[ta1234567890]

Exactly

From the reference article:

> Travelling from the surface of Earth to Earth orbit is one of the most energy intensive steps of going anywhere else. This first step, about 400 kilometers away from Earth, requires half of the total energy needed to go to the surface of Mars.

Which means that if we use something like a balloon/blimp in the first stage, it would be a lot more energy efficient.

Anyone knows why it's not done that way already?

Also, whatever happened with the plane+rocket Virgin Galactic project?

[akiselev]

The Pegasus rocket used to launch satellites from a modified 747 for between 1990 and 2016 [1]. It just doesn't work out well in practice because the cost of the modified plane far exceeds the cost savings from a first stage unless you're doing half a dozen or more launches per year.

[1] https://en.wikipedia.org/wiki/Pegasus_(rocket)

[isostatic]

Virgin Orbital are doing something similar - satellite launching from a 747.

[scrumbledober]

most of the energy spent getting to that 400km low earth orbit is spent accelerating to very very fast lateral speeds. If you use a balloon to get your rocket up as high as you can before launching it you limit the weight of the rocket you can lift up there, and most of the weight of rockets is used to gain that lateral speed. The plane + rocket idea has been shelved for now, as reusable rockets have decreased the price much more than launching a small rocket from 40,000 feet.

[mrkstu]

Isn’t that orthogonal to interplanetary travel though?

If you go straight up far enough you’ll be out of Earth’s gravity well.

You’ll still need acceleration to escape the solar gravity well, but you’ll never need horizontal acceleration necessary for Earth orbit.

[isostatic]

You want to accelerate lower down in the gravity well, however not too low due to atmosphere losses. It’s more efficient that way.
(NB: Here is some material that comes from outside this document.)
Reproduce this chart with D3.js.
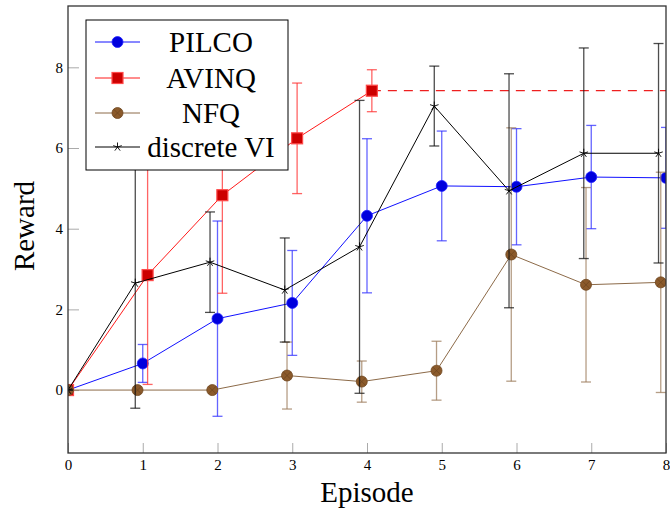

Launching from stationary altitude doesn’t save much at all

[0xffff2]

>If you go straight up far enough you’ll be out of Earth’s gravity well.

While you could theoretically do this by accelerating directly up, You still have to accelerate somehow.

[mrkstu]

Understood, but somehow the discussion ended up around achieving orbital velocity instead of escape velocity (the one relevant to the original sub-thread topic), two very different numbers (though escape velocity is ultimately a higher number.)

https://physicsabout.com/orbital-escape-velocity/

[0xffff2]

Sure, but they're not orthogonal at all. One is just a lot more delta-v than the other. It's the same basic thing. Point the rocket nozzle in the opposite direction that you want to go and turn it on (modulo the fact that the "direction you want to go" might not be intuitive because orbital mechanics).

[yourbandsucks]

Orbit isn't a height, it's a speed. 7 km/sec for low earth orbit. A balloon floating you higher while not making mach 20 isn't much of a shortcut.

[kadoban]

How poor of a shortcut is it? I'm not really clear on what the math would look like. Would it just be better by approximately the ratio of gravity's strength at the surface vs the height of the balloon?

[usrusr]

Better than the miniscule gain in potential energy (height x mass x gravity) because you also save a lot of aerodynamic drag not punching through the lower atmosphere at high speed and some "hovering losses" (rise time x mass x gravity, I'm sure there is a better term for that). But still not worthwhile due to the difficulty of floating a full size rocket. If you had a very very high mountain or tower, moving that full size rocket to the peak could be worthwhile. Theoretically, a civilisation trapped in a gravity well too deep for a solution to the rocket equation could dig themselves out by reshaping their planet from a roughly spherical geoid into a disc or rod (or into a torus for the really adventurous)

[saagarjha]

I doubt such a planet would be hydrostatically stable, though…

[outworlder]

> "hovering losses"

Gravity drag

[yourbandsucks]

Basically just saves what you would've lost to wind resistance and gravity while getting to that height, while adding the complication of accelerating from 0 to orbital before falling back into the atmo.

Space elevator ideas usually have the hop-off point all the way out at geosynchronous orbit to solve the velocity problem. Which is.. a really tall elevator.

[crubier]

Because the problem with space is not at all the altitude necessary to reach it, but it is the speed necessary to remain in it.

So a balloon/plane/blimp/very high building will only help very marginally.

https://what-if.xkcd.com/58/